Q: How did the meeting turn out?

A: Ordonez, who is the leader of the CP at Siglo Veinte and at the same time the main trade-union leader, proposed we shouldn’t go any further and about a hundred men, more or less, answered by getting into their trucks. The others, the Trotskyists and the miners who liked their attitude decided to go ahead. Later the partisans of the CP followed in turn.

Meanwhile a lot of other miners showed up. [The total number of miners involved was around 3,000. Some contingents of peasants joined them, according to reports. They went across the pampa, occupying the surrounding hills.] The CP people switched back and forth a little, going back and then moving ahead again.

Q: And the army?

A: The encounter took place quite rapidly. The miners started attacking with dynamite, moving against a hill where a military contingent was entrenched and they defeated them. One soldier dropped, killed. The other soldiers began to run in a disorganized way, dropping their arms. They didn’t want to fight. Some of them fired, but in the air, without hurting the miners. The miners captured some prisoners and a lot of arms.

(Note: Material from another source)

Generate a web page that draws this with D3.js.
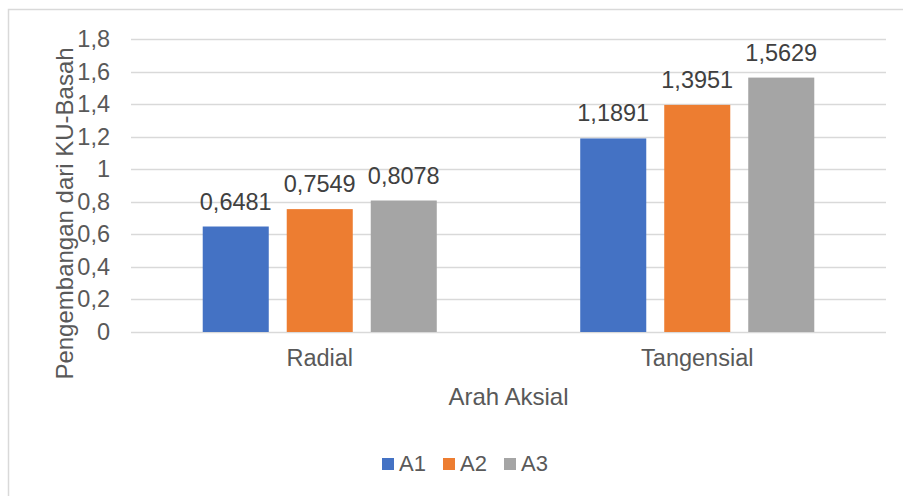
<!DOCTYPE html>
<html>
<head>
<meta charset="utf-8">
<script src="https://cdn.jsdelivr.net/npm/d3@7"></script>
<style>
  body { margin: 0; background: #fff; }
  svg { display: block; }
  text { font-family: "Liberation Sans", Arial, sans-serif; }
</style>
</head>
<body>
<div class="chart"></div>
<script>
const w = 903;
const h = 496;

// data
const categories = ["Radial", "Tangensial"];
const series = ["A1", "A2", "A3"];
const valuesA1 = [0.6481, 1.1891];
const valuesA2 = [0.7549, 1.3951];
const valuesA3 = [0.8078, 1.5629];
const yTicks = [0, 0.2, 0.4, 0.6, 0.8, 1, 1.2, 1.4, 1.6, 1.8];
const colors = ["#4472C4", "#ED7D31", "#A5A5A5"];

const values = [valuesA1, valuesA2, valuesA3];
const rows = categories.map((c, i) => ({
    cat: c,
    vals: series.map((s, j) => ({ key: s, value: values[j][i] }))
}));

const textColor = "#595959";
const fontFamily = "'Liberation Sans', Arial, sans-serif";
const fmt = v => String(v).replace(".", ",");

const svg = d3.select(".chart")
    .append("svg")
    .attr("width", w)
    .attr("height", h)
    .attr("font-family", fontFamily);

// chart border (right / bottom edges fall outside the picture)
svg.append("rect")
    .attr("x", 8.5)
    .attr("y", 9.5)
    .attr("width", 920)
    .attr("height", 520)
    .attr("fill", "#fff")
    .attr("stroke", "#D9D9D9")
    .attr("stroke-width", 1.5);

const plot = { left: 131, right: 886, top: 39, bottom: 332 };

// scales
const yScale = d3.scaleLinear()
    .domain([0, 1.8])
    .range([plot.bottom, plot.top]);

const x0 = d3.scaleBand()
    .domain(categories)
    .range([plot.left, plot.right]);

const bw = x0.bandwidth();
const x1 = d3.scaleBand()
    .domain(series)
    .range([bw * 0.19, bw * 0.81])
    .paddingInner(0.214);

const color = d3.scaleOrdinal().domain(series).range(colors);

// gridlines
svg.append("g")
    .selectAll("line")
    .data(yTicks)
    .enter()
    .append("line")
    .attr("x1", plot.left)
    .attr("x2", plot.right)
    .attr("y1", d => Math.round(yScale(d)) + 0.5)
    .attr("y2", d => Math.round(yScale(d)) + 0.5)
    .attr("stroke", "#D9D9D9")
    .attr("stroke-width", 1.5);

// y axis labels
const yAxis = d3.axisLeft(yScale)
    .tickValues(yTicks)
    .tickFormat(fmt)
    .tickSize(0)
    .tickPadding(21);

const yg = svg.append("g")
    .attr("transform", `translate(${plot.left}, 0)`)
    .call(yAxis)
    .attr("font-family", fontFamily);
yg.select(".domain").remove();
yg.selectAll("text")
    .attr("fill", textColor)
    .style("font-size", "23.5px");

// x axis labels
const xAxis = d3.axisBottom(x0).tickSize(0).tickPadding(17);
const xg = svg.append("g")
    .attr("transform", `translate(0, ${plot.bottom})`)
    .call(xAxis)
    .attr("font-family", fontFamily);
xg.select(".domain").remove();
xg.selectAll("text")
    .attr("fill", textColor)
    .style("font-size", "23.5px");

// bars
const groups = svg.append("g")
    .selectAll("g")
    .data(rows)
    .enter()
    .append("g")
    .attr("transform", d => `translate(${x0(d.cat)}, 0)`);

groups.selectAll("rect")
    .data(d => d.vals)
    .enter()
    .append("rect")
    .attr("x", d => x1(d.key))
    .attr("y", d => yScale(d.value))
    .attr("width", x1.bandwidth())
    .attr("height", d => yScale(0) - yScale(d.value))
    .attr("fill", d => color(d.key));

// data labels
groups.selectAll("text")
    .data(d => d.vals)
    .enter()
    .append("text")
    .attr("x", d => x1(d.key) + x1.bandwidth() / 2)
    .attr("y", d => yScale(d.value) - 17)
    .attr("text-anchor", "middle")
    .attr("fill", "#404040")
    .style("font-size", "23.5px")
    .text(d => fmt(d.value));

// axis titles
svg.append("text")
    .attr("x", (plot.left + plot.right) / 2)
    .attr("y", 405)
    .attr("text-anchor", "middle")
    .attr("fill", textColor)
    .style("font-size", "24px")
    .text("Arah Aksial");

svg.append("text")
    .attr("transform", `translate(73, ${(plot.top + plot.bottom) / 2 + 28}) rotate(-90)`)
    .attr("text-anchor", "middle")
    .attr("fill", textColor)
    .style("font-size", "24px")
    .text("Pengembangan dari KU-Basah");

// legend
const legendX = [382, 443, 504];
const legend = svg.append("g")
    .selectAll("g")
    .data(series)
    .enter()
    .append("g")
    .attr("transform", (d, i) => `translate(${legendX[i]}, 458)`);

legend.append("rect")
    .attr("width", 12)
    .attr("height", 12)
    .attr("fill", d => color(d));

legend.append("text")
    .attr("x", 17)
    .attr("y", 12.5)
    .attr("fill", textColor)
    .style("font-size", "22px")
    .text(d => d);
</script>
</body>
</html>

Q: Did the miners try to advance towards Oruro?

A: No. There the army had really moved in a much bigger force, and brought up artillery. At the same time, it began to blow very hard and there were such clouds of dust that you couldn’t see anything. The miners decided by a majority vote to return to their bases despite an opposing opinion held by some.

On its side, the army decided to stay in its positions and not to come to Huanuni, not to speak of Siglo Veinte and Catavi.

Q: Did the miners return to Catavi-Siglo Veinte?

A: Yes, they returned and the population was waiting for them, worried because there had been talk of a massacre.

Later a meeting was held to draw up a balance sheet. Ordonez, the secretary of the union and a member of the CP, wasn’t able to speak. They shouted at him: “Nurse. Servant girl.” [He drove an ambulance during the struggle.] The report was made by a Trotskyist.

Well, those are the main facts. The miners now feel stronger and more confident than ever.